Saint Sophia’s Cathedral is a monument to Byzantine art and architectural styles. Dating back to the 12th century, the baroque church took 20 years to build, and features 5 naves, 5 apses, and 13 domed cupolas on a cross-in-square plan.
The cathedral’s proximity to the Royal Palace made it a regular site of events like coronations and the signing of treaties. Grand Prince Yaroslav the Wise, during whose reign the cathedral was finished, founded Ukraine’s first library there. Many rulers have been interred in the cathedral over the years. Prince Yaroslav’s sarcophagus has been there since his burial, though his remains are believed to have been carried off during World War II.

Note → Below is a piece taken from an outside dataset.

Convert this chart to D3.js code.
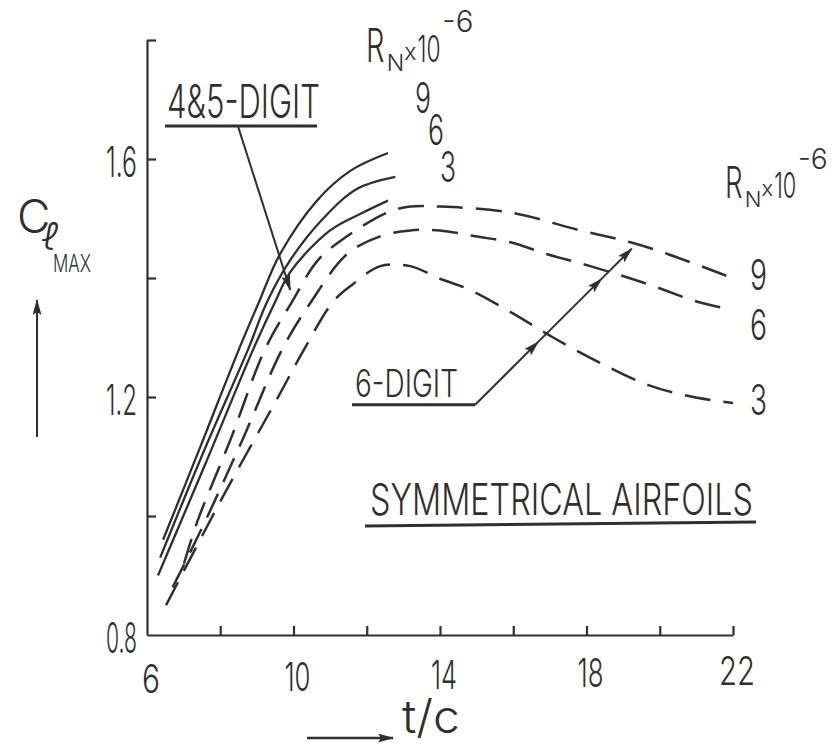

Between 1169 and the 1585, the cathedral changed hands many times and was significantly damaged. During its reconstruction in the 1600s and early-1700s, baroque details like pear-shaped cupolas were added, as were a bell tower, a residence for the Metropolitan (local church head), and ornamented western gates. It was during this time that the exterior was stuccoed and whitewashed and the central cupola was gilded.
Frescoes and mosaics that date back to Saint Sophia’s origins decorate the interior. The most famous piece is the 20-foot stone and glass mosaic of the Virgin Mary praying, thought to be indestructible since it survived the centuries of punishment the church suffered. Since 1934, having survived post-Russian Revolution plans for its destruction, Saint Sophia has mostly ceased functioning as a church and been used as a museum of Ukraine’s Christian history.